During run-up, Bowers explained—and the POH reiterates—to hold the stick full back and limit the RPM to 2300. Otherwise, you risk a noseover and indeed, during runup, the tail feels light. Moreover, the toebrakes are powerful enough to lock the wheels and cause a noseover during landing or fast taxi. The brakes aren’t touchy, but they won’t tolerate abusive inputs.

With its light weight, the 2T is easy to taxi and accelerates quickly on the runway. The tail comes up with no undue effort and the airplane is ready to fly at 55 or 60 MPH indicated. Best rate is 76 MPH, which will yield about 1200 FPM with two aboard, but better than that solo.

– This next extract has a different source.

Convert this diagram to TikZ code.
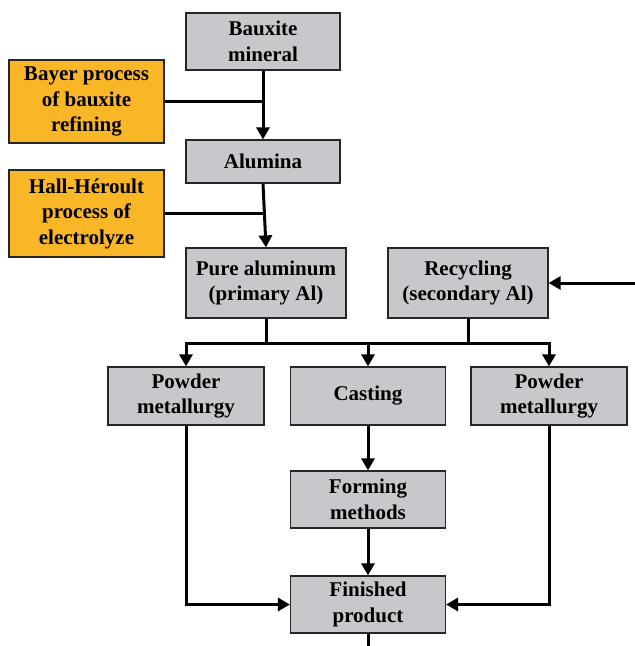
\documentclass[tikz,border=0pt]{standalone}
\usepackage{fontspec}
\setmainfont{Liberation Serif}
\usetikzlibrary{arrows.meta}
\definecolor{boxgray}{RGB}{200,200,204}
\definecolor{boxorange}{RGB}{249,183,40}
\begin{document}
\begin{tikzpicture}[x=1pt,y=-1pt,
  base/.style={draw=black!85,line width=1.2pt,align=center,inner sep=0pt,
    font=\fontsize{21}{25.5}\selectfont\bfseries},
  graybox/.style={base,fill=boxgray},
  orangebox/.style={base,fill=boxorange},
  conn/.style={line width=3pt},
  arr/.style={conn,-{Triangle[length=12pt,width=13pt]}}]
\useasboundingbox (0,0) rectangle (635,646);
\node[graybox,minimum width=154pt,minimum height=57pt] (baux) at (263,41.5) {Bauxite\\mineral};
\node[orangebox,minimum width=155pt,minimum height=83pt] (bayer) at (86.5,101.5) {Bayer process\\of bauxite\\refining};
\node[graybox,minimum width=154pt,minimum height=43pt] (alum) at (263,161.5) {Alumina};
\node[orangebox,minimum width=155pt,minimum height=87pt] (hall) at (86.5,213.5) {Hall-Héroult\\process of\\electrolyze};
\node[graybox,minimum width=160pt,minimum height=70pt] (pure) at (266,283) {Pure aluminum\\(primary Al)};
\node[graybox,minimum width=160pt,minimum height=70pt] (recy) at (468,283) {Recycling\\(secondary Al)};
\node[graybox,minimum width=156pt,minimum height=58pt] (pml) at (186,396) {Powder\\metallurgy};
\node[graybox,minimum width=155pt,minimum height=58pt] (cast) at (368,396) {Casting};
\node[graybox,minimum width=156pt,minimum height=58pt] (pmr) at (549,396) {Powder\\metallurgy};
\node[graybox,minimum width=155pt,minimum height=57pt] (form) at (368,499.5) {Forming\\methods};
\node[graybox,minimum width=155pt,minimum height=57pt] (fin) at (368,604.5) {Finished\\product};
\coordinate (recin) at (635,283);
\coordinate (busL) at (186,343);
\coordinate (busR) at (549,343);
\coordinate (busC) at (368,343);
\coordinate (pureB) at (266,343);
\coordinate (recyB) at (468,343);
\coordinate (bj) at (263,101.5);
\coordinate (hj) at (263,213.5);
\coordinate (finend) at (368,646);
\draw[arr] (baux.south) -- (alum.north);
\draw[conn] (bayer.east) -- (bj);
\draw[arr] (alum.south) -- (pure.north);
\draw[conn] (hall.east) -- (hj);
\draw[arr] (recin) -- (recy.east);
\draw[conn] (pure.south) -- (pureB);
\draw[conn] (recy.south) -- (recyB);
\draw[conn,line cap=rect] (busL) -- (busR);
\draw[arr] (busL) -- (pml.north);
\draw[arr] (busC) -- (cast.north);
\draw[arr] (busR) -- (pmr.north);
\draw[arr] (cast.south) -- (form.north);
\draw[arr] (form.south) -- (fin.north);
\draw[arr] (pml.south) |- (fin.west);
\draw[arr] (pmr.south) |- (fin.east);
\draw[conn] (fin.south) -- (finend);
\end{tikzpicture}
\end{document}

It’s easy to see why the Great Lakes remains such a well-liked aerobat. Its handling seems to hide no surprises and it’s comfortably responsive without having the excessively light stick forces that hamper some LSAs. Roll rate is brisk, but not head snapping. We did notice a sharp left wing drop during a stall series, but Bowers insists this isn’t normal for the airplane. He said his own stall tests didn’t reveal this behavior. A quick stab on the rudder brings the wings easily to level. With all that wing area—187 square feet for a wing loading of 9.6 pounds per square foot—the 2T is happy in slow flight right through the stall burble, retaining some roll control to the bitter end. In cruise, it has little noticeable adverse yaw, but more in slow flight, as to be expected.